Adalia tells us she’s always wanted to be in a band, has done so previously and thinks she’ll always strive to find one, but has struggled to find the right people and for now is focused on going solo. She told us: “There was a moment last year I realised that it’s my responsibility to pursue my dream, no one else and that just because I’m solo now doesn’t mean I always will be. Adalia stands for taking control of your own future, so that’s exactly what I did. I got some incredibly talented friends to help me arrange the songs on my EP, and record with me on it – it was in that moment I realised everything I am capable of if I just push myself past the boundaries I’ve set up in my head.”
That dream has been realised with last week’s release of her debut EP Stray Hearts, on which she told us: “The process of creating it has been long – four years to be exact. A lot of it was spent trying to pinpoint this quite abstract idea that had been fixated in my head for so long and attempting to find a direction for it. After I had figured that out everything else followed relatively quickly, from writing to finding musicians and sitting down to record last February.
“I’m incredibly excited for people to hear this! Although it’s not my first ‘release’ so to speak – there are a few songs floating around the Internet under a different name – this is the first body of work to be released under Adalia. It’s my debut as the artist I’ve always strived to be if that makes any sense. I’m excited to see what people see in the songs, the reactions and support I received for my two singles has been unbelievable! But I’m interested to see how people react to them being part of something bigger as it’s a concept EP that tells a greater story.”
The EP kicks off in rocky style with opening track Victorious, which opens with bursts of guitar chords and a funky bassline that drop into a more laid-back opening verse of really cool vocals, including “She’s a saint with a sinner’s smile, A silver-tongued princess with words like bullets.” It kicks into a rockier chorus that ends on a hit of big guitar chords then drops into another storytelling verse, then the second chorus leads into a cool repeating heavier guitar section that feeds into a final chorus.

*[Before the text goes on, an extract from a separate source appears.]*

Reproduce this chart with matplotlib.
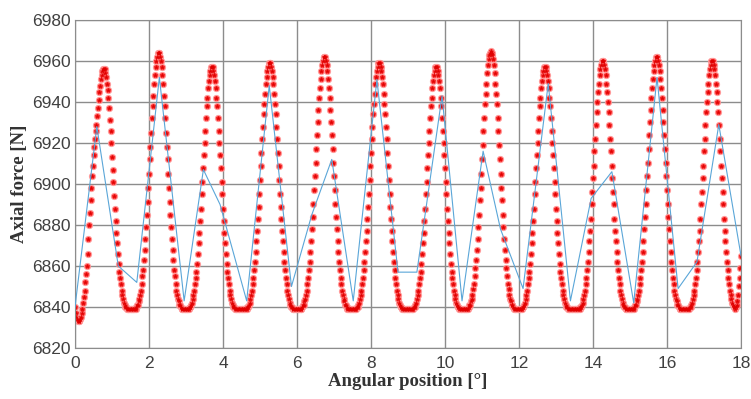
import numpy as np
import matplotlib

matplotlib.use("Agg")
import matplotlib.pyplot as plt

# ----- Data -----
# coarse series (thin blue line)
angle_coarse = [0.0, 0.59, 1.17, 1.67, 2.28, 2.95, 3.47, 3.92, 4.64, 5.25, 5.85,
                6.40, 6.94, 7.52, 8.16, 8.73, 9.24, 9.92, 10.46, 11.03, 11.50,
                12.11, 12.79, 13.39, 13.95, 14.51, 15.10, 15.73, 16.30, 16.81,
                17.40, 18.0]
force_coarse = [6840, 6928, 6860, 6852, 6952, 6843, 6907, 6890, 6843, 6948, 6850,
                6885, 6912, 6843, 6951, 6857, 6857, 6943, 6843, 6916, 6878,
                6849, 6949, 6843, 6893, 6906, 6842, 6952, 6849, 6862,
                6929, 6865]

# fine series (red stars), one value every 0.02 deg from 0 to 18 deg
force_fine = [
    # 0.00 - 0.78
    6840, 6837, 6835, 6834, 6833, 6833, 6833, 6834, 6835, 6837,
    6839, 6842, 6845, 6848, 6852, 6856, 6860, 6866, 6873, 6880,
    6886, 6892, 6898, 6904, 6909, 6914, 6918, 6922, 6926, 6929,
    6933, 6937, 6941, 6945, 6948, 6951, 6953, 6955, 6956, 6956,
    # -> 2.26
    6956, 6954, 6952, 6949, 6946, 6942, 6937, 6931, 6926, 6920, 6913, 6907, 6901, 6894, 6888, 6882,
    6876, 6871, 6866, 6861, 6857, 6854, 6851, 6848, 6846, 6844, 6842, 6841, 6840, 6840, 6839,
    *[6839] * 12,
    6840, 6841, 6841, 6843, 6844, 6846, 6848, 6851, 6855, 6858, 6863, 6868, 6873, 6879, 6885, 6891,
    6898, 6905, 6912, 6918, 6925, 6932, 6938, 6943, 6949, 6953, 6957, 6960, 6962, 6964, 6964,
    # -> 3.70
    6964, 6962, 6960, 6957, 6953, 6949, 6943, 6938, 6932, 6925, 6918, 6912, 6905, 6898, 6891, 6885,
    6879, 6873, 6868, 6863, 6858, 6855, 6851, 6848, 6846, 6844, 6843, 6841, 6841, 6840, 6839,
    *[6839] * 10,
    6840, 6840, 6841, 6842, 6844, 6846, 6848, 6851, 6854, 6857, 6861, 6866, 6871, 6876, 6882, 6888,
    6895, 6901, 6908, 6914, 6920, 6926, 6932, 6938, 6942, 6947, 6950, 6953, 6955, 6957, 6957,
    # -> 5.26
    6957, 6955, 6953, 6950, 6947, 6942, 6938, 6932, 6926, 6920, 6914, 6908, 6901, 6895, 6888, 6882,
    6876, 6871, 6866, 6861, 6857, 6854, 6851, 6848, 6846, 6844, 6842, 6841, 6840, 6840, 6839,
    *[6839] * 16,
    6840, 6840, 6841, 6842, 6844, 6846, 6848, 6851, 6854, 6858, 6862, 6867, 6872, 6877, 6883, 6889,
    6895, 6902, 6909, 6915, 6922, 6928, 6934, 6939, 6944, 6949, 6952, 6955, 6957, 6959, 6959,
    # -> 6.74
    6959, 6957, 6955, 6952, 6949, 6944, 6939, 6934, 6928, 6922, 6915, 6909, 6902, 6895, 6889, 6883,
    6877, 6872, 6867, 6862, 6858, 6854, 6851, 6848, 6846, 6844, 6842, 6841, 6840, 6840, 6839,
    *[6839] * 12,
    6840, 6841, 6841, 6843, 6844, 6846, 6848, 6851, 6854, 6858, 6862, 6867, 6872, 6878, 6884, 6890,
    6897, 6904, 6910, 6917, 6924, 6930, 6936, 6942, 6947, 6951, 6955, 6958, 6960, 6962, 6962,
    # -> 8.22
    6962, 6960, 6958, 6955, 6951, 6947, 6942, 6936, 6930, 6924, 6917, 6910, 6904, 6897, 6890, 6884,
    6878, 6872, 6867, 6862, 6858, 6854, 6851, 6848, 6846, 6844, 6843, 6841, 6841, 6840, 6839,
    *[6839] * 12,
    6840, 6840, 6841, 6842, 6844, 6846, 6848, 6851, 6854, 6858, 6862, 6867, 6872, 6877, 6883, 6889,
    6895, 6902, 6909, 6915, 6922, 6928, 6934, 6939, 6944, 6949, 6952, 6955, 6957, 6959, 6959,
    # -> 9.76
    6959, 6957, 6955, 6952, 6949, 6944, 6939, 6934, 6928, 6922, 6915, 6909, 6902, 6895, 6889, 6883,
    6877, 6872, 6867, 6862, 6858, 6854, 6851, 6848, 6846, 6844, 6842, 6841, 6840, 6840, 6839,
    *[6839] * 15,
    6840, 6840, 6841, 6842, 6844, 6846, 6848, 6851, 6854, 6857, 6861, 6866, 6871, 6876, 6882, 6888,
    6895, 6901, 6908, 6914, 6920, 6926, 6932, 6938, 6942, 6947, 6950, 6953, 6955, 6957, 6957,
    # -> 11.24
    6957, 6955, 6953, 6950, 6947, 6942, 6938, 6932, 6926, 6920, 6914, 6908, 6901, 6895, 6888, 6882,
    6876, 6871, 6866, 6861, 6857, 6854, 6851, 6848, 6846, 6844, 6842, 6841, 6840, 6840, 6839,
    *[6839] * 12,
    6840, 6841, 6841, 6843, 6844, 6846, 6849, 6851, 6855, 6859, 6863, 6868, 6873, 6879, 6885, 6892,
    6898, 6905, 6912, 6919, 6926, 6932, 6939, 6944, 6949, 6954, 6958, 6961, 6963, 6964, 6965,
    # -> 12.70
    6964, 6963, 6961, 6958, 6954, 6949, 6944, 6939, 6932, 6926, 6919, 6912, 6905, 6898, 6892, 6885,
    6879, 6873, 6868, 6863, 6859, 6855, 6851, 6849, 6846, 6844, 6843, 6841, 6841, 6840, 6839,
    *[6839] * 11,
    6840, 6840, 6841, 6842, 6844, 6846, 6848, 6851, 6854, 6857, 6861, 6866, 6871, 6876, 6882, 6888,
    6895, 6901, 6908, 6914, 6920, 6926, 6932, 6938, 6942, 6947, 6950, 6953, 6955, 6957, 6957,
    # -> 14.26
    6957, 6955, 6953, 6950, 6947, 6942, 6938, 6932, 6926, 6920, 6914, 6908, 6901, 6895, 6888, 6882,
    6876, 6871, 6866, 6861, 6857, 6854, 6851, 6848, 6846, 6844, 6842, 6841, 6840, 6840, 6839,
    *[6839] * 16,
    6840, 6840, 6841, 6842, 6844, 6846, 6848, 6851, 6854, 6858, 6862, 6867, 6872, 6877, 6883, 6890,
    6896, 6903, 6909, 6916, 6922, 6929, 6935, 6940, 6945, 6949, 6953, 6956, 6958, 6960, 6960,
    # -> 15.72
    6960, 6958, 6956, 6953, 6949, 6945, 6940, 6935, 6929, 6922, 6916, 6909, 6903, 6896, 6890, 6883,
    6877, 6872, 6867, 6862, 6858, 6854, 6851, 6848, 6846, 6844, 6842, 6841, 6840, 6840, 6839,
    *[6839] * 11,
    6840, 6841, 6841, 6843, 6844, 6846, 6848, 6851, 6854, 6858, 6862, 6867, 6872, 6878, 6884, 6890,
    6897, 6904, 6910, 6917, 6924, 6930, 6936, 6942, 6947, 6951, 6955, 6958, 6960, 6962, 6962,
    # -> 17.22
    6962, 6960, 6958, 6955, 6951, 6947, 6942, 6936, 6930, 6924, 6917, 6910, 6904, 6897, 6890, 6884,
    6878, 6872, 6867, 6862, 6858, 6854, 6851, 6848, 6846, 6844, 6843, 6841, 6841, 6840, 6839,
    *[6839] * 13,
    6840, 6840, 6841, 6842, 6844, 6846, 6848, 6851, 6854, 6858, 6862, 6867, 6872, 6877, 6883, 6890,
    6896, 6903, 6909, 6916, 6922, 6929, 6935, 6940, 6945, 6949, 6953, 6956, 6958, 6960, 6960,
    # -> 18.00
    6960, 6958, 6956, 6953, 6949, 6945, 6940, 6935, 6929, 6922, 6916, 6909, 6903, 6896, 6890, 6883,
    6877, 6872, 6867, 6862, 6858, 6854, 6851, 6848, 6846, 6844, 6842, 6841, 6840, 6840, 6839,
    6840, 6841, 6843, 6846, 6850, 6854, 6859, 6865,
]
angle_fine = np.linspace(0, 18, len(force_fine))

x_ticks = list(range(0, 19, 2))
y_ticks = list(range(6820, 6981, 20))

# ----- Figure -----
fig = plt.figure(figsize=(7.51, 3.99), dpi=100)
ax = fig.add_axes([75 / 751, 1 - 348 / 399, 666 / 751, 328 / 399])

# red stars: a soft pink halo with a red core, like the blurred original
ax.plot(angle_fine, force_fine, linestyle="none", marker="o", markersize=4.6,
        markerfacecolor="#ff4a4a", markeredgecolor="#ffa0a0", markeredgewidth=0.6,
        zorder=2)
ax.plot(angle_fine, force_fine, linestyle="none", marker="*", markersize=3.2,
        color="#e00000", markeredgewidth=0.3, zorder=2.1)
ax.plot(angle_coarse, force_coarse, color="#5aa6d8", lw=0.8, zorder=3)

ax.set_xlim(0, 18)
ax.set_ylim(6820, 6980)
ax.set_xticks(x_ticks)
ax.set_yticks(y_ticks)
ax.grid(True, color="#8c8c8c", lw=1.0)
ax.set_axisbelow(True)
for s in ax.spines.values():
    s.set_color("#8c8c8c")

for lab in ax.get_xticklabels() + ax.get_yticklabels():
    lab.set_fontfamily("Liberation Sans")
    lab.set_fontsize(12.5)
ax.tick_params(length=0, labelcolor="#404040")
ax.tick_params(axis="x", pad=6)
ax.tick_params(axis="y", pad=3)

label_font = {"family": "Liberation Serif", "weight": "bold", "size": 13.5, "color": "#333333"}
ax.set_xlabel("Angular position [°]", fontdict=label_font, labelpad=1)
ax.set_ylabel("Axial force [N]", fontdict=label_font, labelpad=3)

fig.savefig("out.png", dpi=100)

The pace drops down for beautiful, delicate second track The End, then picks up again for more of a rock ballad in Legendary. It opens up with a rolling piano intro soon joined by Adalia’s vocals that gradually increase in intensity towards a chorus of “We’re old enough to know better, But we’re too young to care, After all that’s been said and done, We will resurrect the life, You and I could be legendary.” Drums and bass kick in during a more upbeat second verse that ends on the line “Even saviours need saving sometimes” and kicks into a second chorus, which ends on a grander burst of instruments then drops into a bigger rendition of the chorus.
The final two tracks of the EP are actually the first two songs released as singles. The first, Shatter The Glass, begins slow and melancholy in a laid-back opening verse that bursts into life with building guitar chords and intensifying vocals that lead into a big singalong chorus of “Shatter the glass, Let it cave in, Shower me in the fragments, Let it all come down.” Check it out in the video below:
But the rockiest element of the EP is saved for last with the excellent Royals. It begins with low repeating guitars and hits of tambourine through more edgy vocals that build to a big rocky chorus of “We are royals, Kings and Queens, Oh the royals, The last ones standing, And you can try but you’ll never, Never take us alive.” The second verse alludes to Aladia’s ‘Unspoken Youth’ then flies through to a second singalong chorus, that leads into a bridge of “They can try to strip us down, they’ll never steal these crowns” then a blast of rocky guitars that feed into a final chorus.
This is an EP that has a little bit of everything, and Adalia freely admits it’s a mixed bag on both sound and approach: “It’s a mixture of intimate ballads and unapologetic anthems. It’s bold and gritty laced with delicate narratives and clouded in a sweetly melancholic mist. I was listening to so much as I wrote it. Each song I focused more on the story rather than the style, so it’s a bit of everything – rock, grunge, ballads and pop-punk.
“The interesting thing about this EP is that it was an ‘experiment record’ and ultimately has helped me figure out the style I want to carry on with – I’m a storyteller. I love haunting ballads, but still, attempt to encompass my rock and punk roots by marrying it with grit and honesty.”
And, building on that, she tells us that words are the most important thing about her music. She said: “I’m a lyrics first kind of writer, and they usually follow similar themes of feeling lost, or broken, or generally just trying to figure out who you are to yourself. But on a less depressing side, I write about celebrating those differences, embracing your weird and wonderful sides. While my lyrics are quite specific I always try to weave in ambiguity because who am I to dictate what someone sees in my songs?
“I strive to offer escapism, a sense of belonging, giving those a voice who feel like they don’t have one. I think by showing my vulnerabilities in my music, I hope to show my audience that vulnerabilities don’t make you weak, they make you human. The whole theme behind this record is telling the story of the Unspoken Youth, an ostracised group who refuse to bow before an oppressing Empire, it’s about finding your voice, greeting your demons and sharing the stage with them.”
There’s plenty more to come from Adalia, and she’s already excited to start work on her next project. As she tells us: “I have a few ideas to start writing again, but also writing a book to go alongside the EP, mapping out the story a little more. I’m hoping to start gigging too as it’s been a while since I’ve been on stage, even if it’s little open mic nights, I want to get back into it!”
There’s a sense of fascination and intrigue not just to Adalia’s music but the backstory and the thoughts that fuel it, and we’re looking forward to accompanying her on her musical journey.